Since the magnetic drum is a
sequential access memory device, the speed of data access is slow. On average, you need to wait a half rotation of the drum to get a particular data bit. That's why engineers were excited around 1950 when they noted the
magnetic square-loop response and rapid switching speed of some
ferrite materials, such as (Fe,Mg,Mn)
3O
4.[2]
It's easy to
magnetize some
materials, notably
iron, by passing an
electric current through a surrounding
solenoid coil, generating a magnetizing field. The problem is that most such materials won't retain their
magnetic moment when the current is removed, and the process is typically very slow. The ferrite materials have a
B-H loop, the graph of their
magnetization as a
function of
applied magnetic field, that's nearly a
square. That means that application of reversing currents will switch the ferrite cleanly and quickly from one magnetic state to another - a perfect feature for a memory element.

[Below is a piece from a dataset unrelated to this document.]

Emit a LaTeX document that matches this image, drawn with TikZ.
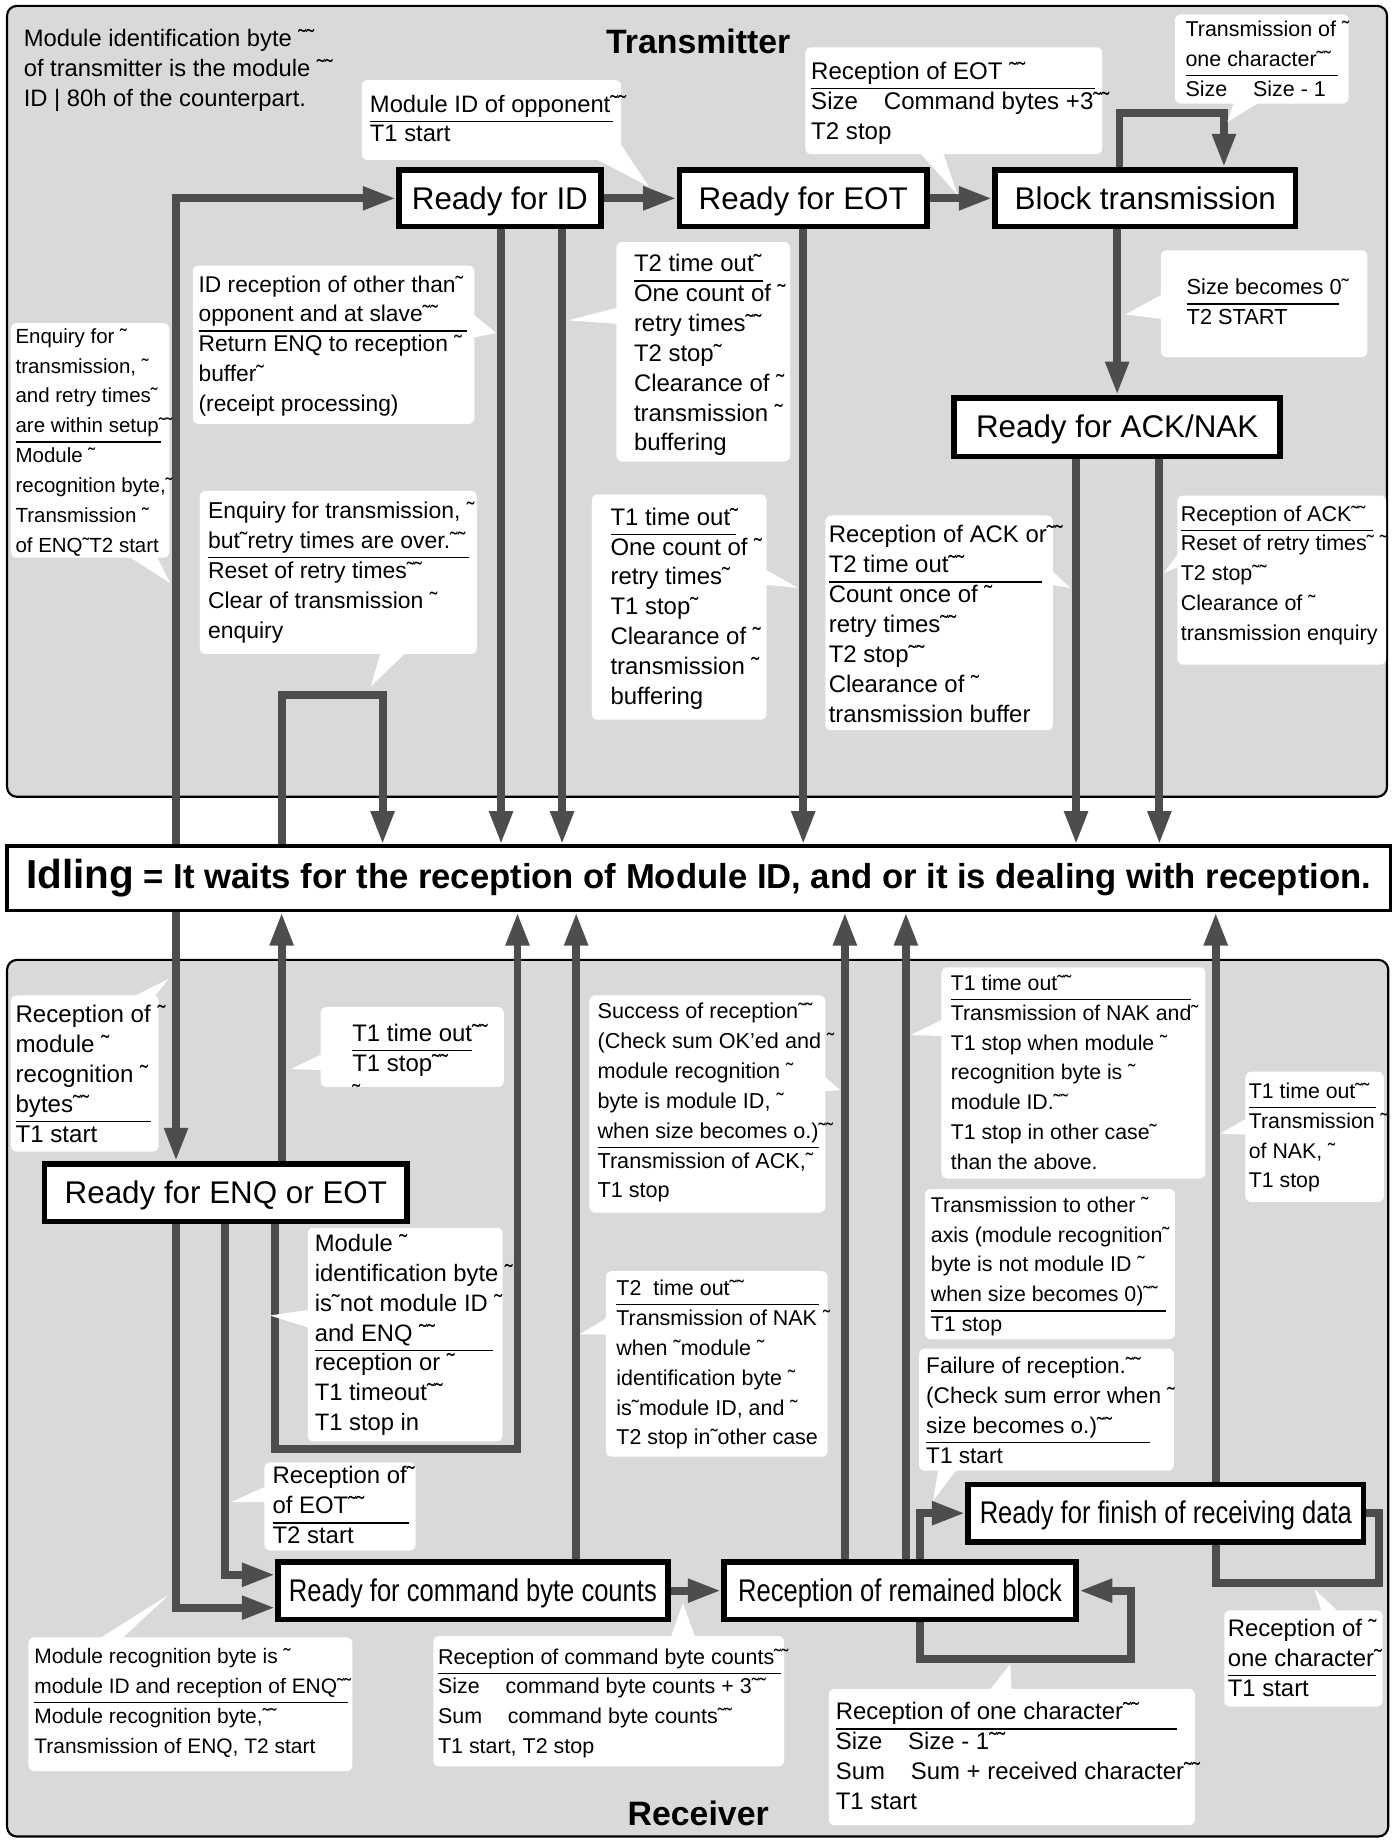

This period of computer development in the
1950s was long before the
Planar processing that allowed considerable
circuit complexity at minimal
cost. The bits of a
core memory were individual ferrite
toroids that were addressed by current-carrying
wires running through them, and these were laboriously assembled by hand into memory arrays (see photo). For those who think that
off-shoring of labor is a recent development, most of this hand assembly was done by low paid workers in
East Asia.[3]
Initially, an entire day's hand assembly was required to create a 64x64 bit array, but this was reduced to about 12 minutes with
automated tooling.[3] The cost per bit likewise decreased from $1.00 to $0.01. The first core memories had an access time of about 6 μs, and this was improved to 0.6 μs (600 ns) within a
decade. This later memory access speed is roughly equivalent to the earliest
personal computers, such as the
Apple II computer. Switching at such high rates was difficult with the electronics of the time, since nearly half an
ampere's current was required in the two bit address lines (see figure).
The pace of technology is unrelenting. Soon,
semiconductor memory technologies offered better performance at a better price, and ferrite core memories were essentially obsolete within fifteen years of their introduction. Another magnetic memory technology,
bubble memory, which made use of semiconductor planar-processing techniques, made a brief appearance after ferrite core; but those, too, were obsolete by the
late-1980s.
Erich Bloch, one of the principals of core memory development, and the top image on the
dust jacket of Pugh's book, shown above, outlived core memory by many decades. Bloch died November 25, 2016, at age 91.[4] Bloch, born of
Jewish parents in
Sulzburg, Germany, on January 9, 1925, came to the
United States after being
orphaned during the
Holocaust.[4]
Bloch received his
B.S. degree in
electrical engineering from the
University of Buffalo, and he went to work for prominent
New York manufacturer,
IBM. At IBM, Bloch was on the development team for the
IBM 7030, an early
transistorized mainframe computer that executed a
half million instructions per second. The IBM 7030 was followed by the
System/360, the
development of which IBM invested $5 billion, a tremendous amount of money at the time.[4] The System/360 was a
commercial succes, and I ran my
computer programs on one during my
graduate school days. Bloch
retired from IBM in 1984, and he was
director of the
National Science Foundation from 1984 to 1990 under
Ronald Reagan.[4]
References:
- John Presper Eckert, Jr., and John W Mauchly, "Memory system," US Patent No. 2,629,827, February 24, 1953.
- Ernst Albers-Schonberg, "Process of making molded ceramic ferromagnetic products," US Patent No. 2,700,023, January 18, 1955.
- Emerson W. Pugh, "Memories that Shaped an Industry: Decisions Leading to IBM System/360," MIT Press (April, 1984, Out of Print).
- Steven Musil, "Erich Bloch, IBM mainframe pioneer, dies at 91," CNET, December 1, 2016.